Trains the model using Gensim FastText.

Examples:

>>> wordEmbedding.train(dataset_path='dataset.txt', workers=4, vector_size=300, epochs=30, fasttext_type='cbow')

SentEmbedding

Converts sentences to vectors.

Examples:

>>> # Load from Hugging Face Hub
>>> sentEmbedding = SentEmbedding.load(repo_id='roshan-research/hazm-sent-embedding', model_filename='sent2vec-naab.model')
>>> # Or load from a local model file
>>> # sentEmbedding = SentEmbedding.load(model_path='sent2vec-naab.model')

__init__(model=None)

Constructor.

get_sentence_vector(sent)

Returns the vector for the given sentence.

Examples:

>>> result = sentEmbedding.get_sentence_vector('این متن به برداری تبدیل خواهد شد')

get_vector_size()

Returns the size of the sentence vectors.

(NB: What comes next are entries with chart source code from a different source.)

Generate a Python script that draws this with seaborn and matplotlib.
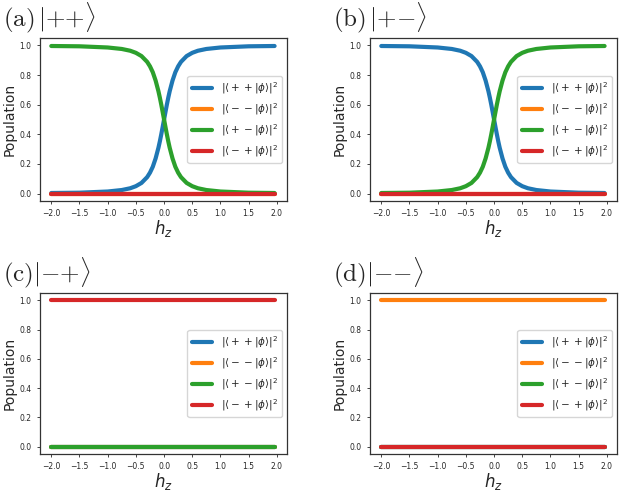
import matplotlib
matplotlib.use("Agg")
import matplotlib.pyplot as plt
import seaborn as sns

sns.set_style("ticks")

# =======================
# Data
# =======================
hz = [-2.0, -1.5, -1.0, -0.75, -0.6, -0.5, -0.4, -0.3, -0.25, -0.2, -0.15, -0.1,
      -0.075, -0.05, -0.025, 0.0, 0.025, 0.05, 0.075, 0.1, 0.15, 0.2, 0.25, 0.3,
      0.4, 0.5, 0.6, 0.75, 1.0, 1.5, 1.96]
rise = [0.004, 0.006, 0.014, 0.024, 0.036, 0.050, 0.072, 0.111, 0.141, 0.181, 0.237, 0.309,
        0.352, 0.399, 0.449, 0.500, 0.551, 0.601, 0.648, 0.691, 0.763, 0.819, 0.859, 0.889,
        0.928, 0.950, 0.964, 0.976, 0.986, 0.994, 0.996]
fall = [0.996, 0.994, 0.986, 0.976, 0.964, 0.950, 0.928, 0.889, 0.859, 0.819, 0.763, 0.691,
        0.648, 0.601, 0.551, 0.500, 0.449, 0.399, 0.352, 0.309, 0.237, 0.181, 0.141, 0.111,
        0.072, 0.050, 0.036, 0.024, 0.014, 0.006, 0.004]
zero = [0.0 for _ in hz]
one = [1.0 for _ in hz]

labels = [r"$|\langle ++|\phi\rangle|^2$", r"$|\langle --|\phi\rangle|^2$",
          r"$|\langle +-|\phi\rangle|^2$", r"$|\langle -+|\phi\rangle|^2$"]
colors = ["#1f77b4", "#ff7f0e", "#2ca02c", "#d62728"]

titles = [r"$\mathrm{(a)}\,|{+}{+}\rangle$", r"$\mathrm{(b)}\,|{+}{-}\rangle$",
          r"$\mathrm{(c)}|{-}{+}\rangle$", r"$\mathrm{(d)}|{-}{-}\rangle$"]

# series order: ++, --, +-, -+
panels = [
    [rise, zero, fall, zero],
    [fall, zero, rise, zero],
    [zero, zero, zero, one],
    [zero, one, zero, zero],
]

# =======================
# Plot
# =======================
fig = plt.figure(figsize=(6.23, 4.91), dpi=100)
positions = [
    [40 / 623, 290 / 491, 247 / 623, 163 / 491],
    [370 / 623, 290 / 491, 247 / 623, 163 / 491],
    [40 / 623, 37 / 491, 247 / 623, 161 / 491],
    [370 / 623, 37 / 491, 247 / 623, 161 / 491],
]

for pos, series, title in zip(positions, panels, titles):
    ax = fig.add_axes(pos)
    for vals, lab, col in zip(series, labels, colors):
        sns.lineplot(x=hz, y=vals, label=lab, color=col, lw=3, ax=ax)
    ax.set_xticks([-2.0, -1.5, -1.0, -0.5, 0.0, 0.5, 1.0, 1.5, 2.0])
    ax.set_yticks([0.0, 0.2, 0.4, 0.6, 0.8, 1.0])
    ax.set_xlim(-2.2, 2.18)
    ax.set_ylim(-0.05, 1.05)
    ax.tick_params(labelsize=5.5, length=2.5, width=0.6)
    for s in ax.spines.values():
        s.set_linewidth(0.9)
        s.set_color("#333333")
    ax.set_xlabel(r"$h_z$", fontsize=12, labelpad=0)
    ax.set_ylabel("Population", fontsize=10, labelpad=2)
    ax.legend(loc="center right", fontsize=7.5)
    ax.text(-0.15, 1.02, title, transform=ax.transAxes, fontsize=18,
            va="bottom", ha="left", math_fontfamily="cm")

fig.savefig("out.png", dpi=100)
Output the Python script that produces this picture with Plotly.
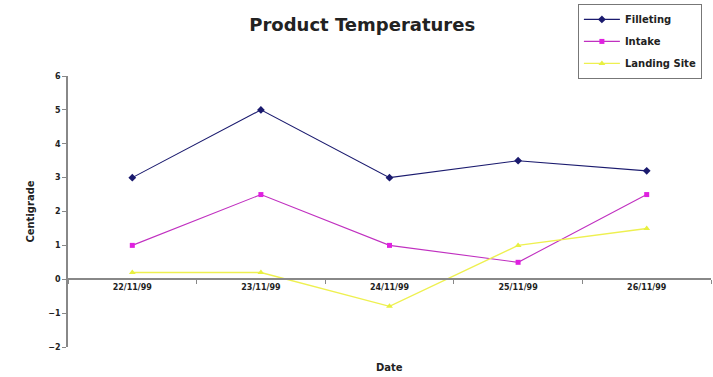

load(model_path=None, repo_id=None, model_filename=None) classmethod

Factory method to load the model.

Parameters:

Name Type Description Default
model_path str | Path | None

Path to the model file.

None
repo_id str | None

Hugging Face repository ID.

None
model_filename str | None

Filename in the Hugging Face repository.

None

Returns:

Type Description
SentEmbedding

An instance of SentEmbedding.

similarity(sent1, sent2)

Calculates the similarity between two sentences.

Examples:

>>> result = sentEmbedding.similarity('شیر حیوانی وحشی است', 'پلنگ از دیگر جانوران درنده است')

train(dataset_path, min_count=5, workers=multiprocessing.cpu_count() - 1, windows=5, vector_size=300, epochs=10, dest_path='gensim_sent2vec.model')

Trains the model using Gensim Doc2Vec.

SentenceEmbeddingCorpus

Iterate over dataset for Doc2Vec training.